**TASK TO CARRY OUT:**
The material below should be written out in full and exactly; pictures stay out of the copy.

**DATA LINES:**

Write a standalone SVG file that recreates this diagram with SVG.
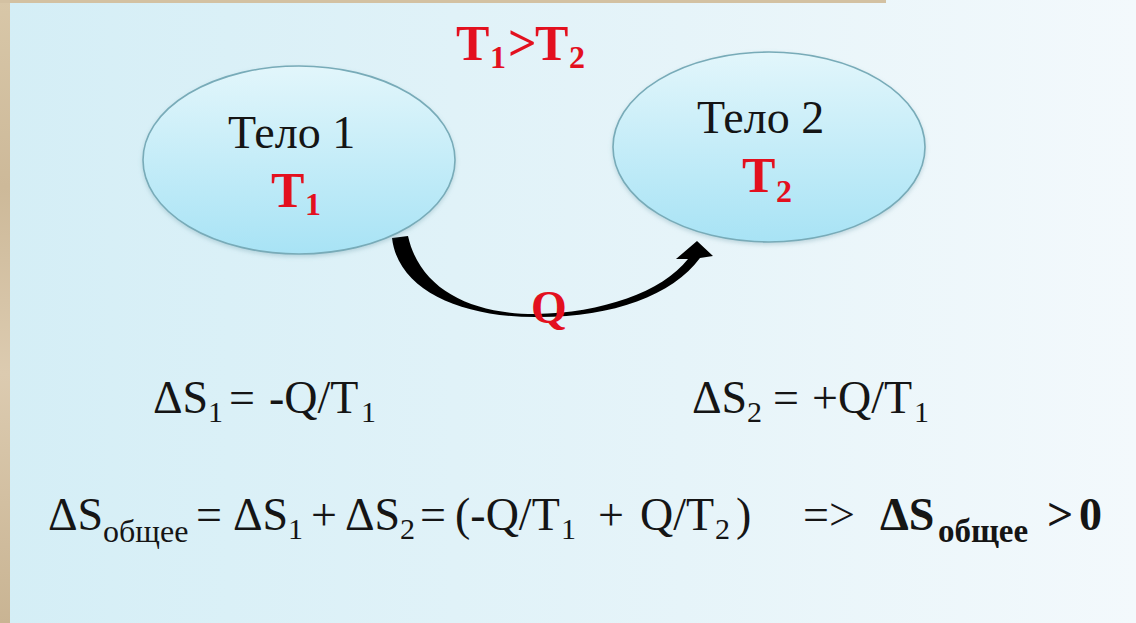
<svg xmlns="http://www.w3.org/2000/svg" width="1136" height="623" viewBox="0 0 1136 623">
<defs>
<linearGradient id="bg" x1="0" y1="0" x2="1" y2="0">
<stop offset="0" stop-color="#d4eef6"/>
<stop offset="0.6" stop-color="#e6f4f9"/>
<stop offset="1" stop-color="#f3f9fc"/>
</linearGradient>
<linearGradient id="ell" x1="0" y1="0" x2="0" y2="1">
<stop offset="0" stop-color="#e2f6fb"/>
<stop offset="1" stop-color="#a8e3f5"/>
</linearGradient>
<linearGradient id="beige" x1="0" y1="0" x2="0" y2="1">
<stop offset="0" stop-color="#d8c7a8"/>
<stop offset="0.3" stop-color="#cdb999"/>
<stop offset="0.6" stop-color="#dccbb0"/>
<stop offset="1" stop-color="#c9b493"/>
</linearGradient>
<filter id="sh" x="-10%" y="-10%" width="120%" height="130%">
<feDropShadow dx="0" dy="2" stdDeviation="2" flood-color="#6a9aa8" flood-opacity="0.35"/>
</filter>
</defs>
<style>
.node{fill:url(#ell);stroke:#78abb8;stroke-width:1.6}
.t{font-family:'Liberation Serif','DejaVu Serif','Times New Roman',serif;font-weight:normal;font-style:normal;fill:#151515}
.r{font-family:'Liberation Serif','DejaVu Serif','Times New Roman',serif;fill:#e3101e;font-weight:bold}
.b{font-weight:bold}
</style>
<rect x="0" y="0" width="1136" height="623" fill="url(#bg)"/>
<rect x="0" y="0" width="10" height="623" fill="url(#beige)"/>
<rect x="0" y="0" width="886" height="3" fill="#d3c1a2"/>

<g id="connectors">
<path d="M392,238 C398,290 460,317 535,317 C610,318 672,296 700,258 L713,256 L697,241 L676,259 L688,259 C662,292 602,313 535,314 C472,314 420,290 408,236 Z" fill="#000"/>
</g>

<g id="node1">
<ellipse class="node" cx="299" cy="160" rx="156" ry="94" filter="url(#sh)"/>
<text class="t" x="228" y="148" font-size="46">Тело 1</text>
<text class="r" font-size="50"><tspan x="271" y="207">T</tspan><tspan x="305" y="215" font-size="32">1</tspan></text>
</g>

<g id="node2">
<ellipse class="node" cx="769" cy="147" rx="156" ry="95" filter="url(#sh)"/>
<text class="t" x="697" y="133" font-size="46">Тело 2</text>
<text class="r" font-size="50"><tspan x="742" y="192">T</tspan><tspan x="776" y="202" font-size="32">2</tspan></text>
</g>

<g id="title">
<text class="r" font-size="50"><tspan x="456" y="60">T</tspan><tspan x="490" y="68" font-size="32">1</tspan><tspan x="508" y="60">&gt;</tspan><tspan x="535" y="60">T</tspan><tspan x="569" y="68" font-size="32">2</tspan></text>
</g>

<g id="q-label">
<text class="r" x="531" y="323" font-size="46">Q</text>
</g>

<g id="eq1">
<text class="t" font-size="46"><tspan x="153" y="413">ΔS</tspan><tspan x="208" y="422" font-size="30">1</tspan><tspan x="229" y="413">=</tspan><tspan x="269" y="413">-Q/T</tspan><tspan x="361" y="422" font-size="30">1</tspan></text>
</g>

<g id="eq2">
<text class="t" font-size="46"><tspan x="692" y="413">ΔS</tspan><tspan x="747" y="422" font-size="30">2</tspan><tspan x="773" y="413">=</tspan><tspan x="812" y="413">+Q/T</tspan><tspan x="914" y="422" font-size="30">1</tspan></text>
</g>

<g id="eq3">
<text class="t" font-size="46"><tspan x="48" y="530">ΔS</tspan><tspan x="103" y="542" font-size="32">общее</tspan><tspan x="196" y="530">=</tspan><tspan x="233" y="530">ΔS</tspan><tspan x="288" y="539" font-size="30">1</tspan><tspan x="311" y="530">+</tspan><tspan x="345" y="530">ΔS</tspan><tspan x="400" y="539" font-size="30">2</tspan><tspan x="420" y="530">=</tspan><tspan x="455" y="530">(-Q/T</tspan><tspan x="561" y="539" font-size="30">1</tspan><tspan x="598" y="530">+</tspan><tspan x="640" y="530">Q/T</tspan><tspan x="715" y="539" font-size="30">2</tspan><tspan x="736" y="530">)</tspan><tspan x="803" y="530">=&gt;</tspan></text>
<text class="t b" font-size="46" font-weight="bold"><tspan x="880" y="530">ΔS</tspan><tspan x="938" y="542" font-size="33">общее</tspan><tspan x="1047" y="530">&gt;</tspan><tspan x="1079" y="530">0</tspan></text>
</g>
</svg>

**SOLUTION:**
Write a standalone SVG file that recreates this diagram with SVG.
<svg xmlns="http://www.w3.org/2000/svg" width="1136" height="623" viewBox="0 0 1136 623">
<defs>
<linearGradient id="bg" x1="0" y1="0" x2="1" y2="0">
<stop offset="0" stop-color="#d4eef6"/>
<stop offset="0.6" stop-color="#e6f4f9"/>
<stop offset="1" stop-color="#f3f9fc"/>
</linearGradient>
<linearGradient id="ell" x1="0" y1="0" x2="0" y2="1">
<stop offset="0" stop-color="#e2f6fb"/>
<stop offset="1" stop-color="#a8e3f5"/>
</linearGradient>
<linearGradient id="beige" x1="0" y1="0" x2="0" y2="1">
<stop offset="0" stop-color="#d8c7a8"/>
<stop offset="0.3" stop-color="#cdb999"/>
<stop offset="0.6" stop-color="#dccbb0"/>
<stop offset="1" stop-color="#c9b493"/>
</linearGradient>
<filter id="sh" x="-10%" y="-10%" width="120%" height="130%">
<feDropShadow dx="0" dy="2" stdDeviation="2" flood-color="#6a9aa8" flood-opacity="0.35"/>
</filter>
</defs>
<style>
.node{fill:url(#ell);stroke:#78abb8;stroke-width:1.6}
.t{font-family:'Liberation Serif','DejaVu Serif','Times New Roman',serif;font-weight:normal;font-style:normal;fill:#151515}
.r{font-family:'Liberation Serif','DejaVu Serif','Times New Roman',serif;fill:#e3101e;font-weight:bold}
.b{font-weight:bold}
</style>
<rect x="0" y="0" width="1136" height="623" fill="url(#bg)"/>
<rect x="0" y="0" width="10" height="623" fill="url(#beige)"/>
<rect x="0" y="0" width="886" height="3" fill="#d3c1a2"/>

<g id="connectors">
<path d="M392,238 C398,290 460,317 535,317 C610,318 672,296 700,258 L713,256 L697,241 L676,259 L688,259 C662,292 602,313 535,314 C472,314 420,290 408,236 Z" fill="#000"/>
</g>

<g id="node1">
<ellipse class="node" cx="299" cy="160" rx="156" ry="94" filter="url(#sh)"/>
<text class="t" x="228" y="148" font-size="46">Тело 1</text>
<text class="r" font-size="50"><tspan x="271" y="207">T</tspan><tspan x="305" y="215" font-size="32">1</tspan></text>
</g>

<g id="node2">
<ellipse class="node" cx="769" cy="147" rx="156" ry="95" filter="url(#sh)"/>
<text class="t" x="697" y="133" font-size="46">Тело 2</text>
<text class="r" font-size="50"><tspan x="742" y="192">T</tspan><tspan x="776" y="202" font-size="32">2</tspan></text>
</g>

<g id="title">
<text class="r" font-size="50"><tspan x="456" y="60">T</tspan><tspan x="490" y="68" font-size="32">1</tspan><tspan x="508" y="60">&gt;</tspan><tspan x="535" y="60">T</tspan><tspan x="569" y="68" font-size="32">2</tspan></text>
</g>

<g id="q-label">
<text class="r" x="531" y="323" font-size="46">Q</text>
</g>

<g id="eq1">
<text class="t" font-size="46"><tspan x="153" y="413">ΔS</tspan><tspan x="208" y="422" font-size="30">1</tspan><tspan x="229" y="413">=</tspan><tspan x="269" y="413">-Q/T</tspan><tspan x="361" y="422" font-size="30">1</tspan></text>
</g>

<g id="eq2">
<text class="t" font-size="46"><tspan x="692" y="413">ΔS</tspan><tspan x="747" y="422" font-size="30">2</tspan><tspan x="773" y="413">=</tspan><tspan x="812" y="413">+Q/T</tspan><tspan x="914" y="422" font-size="30">1</tspan></text>
</g>

<g id="eq3">
<text class="t" font-size="46"><tspan x="48" y="530">ΔS</tspan><tspan x="103" y="542" font-size="32">общее</tspan><tspan x="196" y="530">=</tspan><tspan x="233" y="530">ΔS</tspan><tspan x="288" y="539" font-size="30">1</tspan><tspan x="311" y="530">+</tspan><tspan x="345" y="530">ΔS</tspan><tspan x="400" y="539" font-size="30">2</tspan><tspan x="420" y="530">=</tspan><tspan x="455" y="530">(-Q/T</tspan><tspan x="561" y="539" font-size="30">1</tspan><tspan x="598" y="530">+</tspan><tspan x="640" y="530">Q/T</tspan><tspan x="715" y="539" font-size="30">2</tspan><tspan x="736" y="530">)</tspan><tspan x="803" y="530">=&gt;</tspan></text>
<text class="t b" font-size="46" font-weight="bold"><tspan x="880" y="530">ΔS</tspan><tspan x="938" y="542" font-size="33">общее</tspan><tspan x="1047" y="530">&gt;</tspan><tspan x="1079" y="530">0</tspan></text>
</g>
</svg>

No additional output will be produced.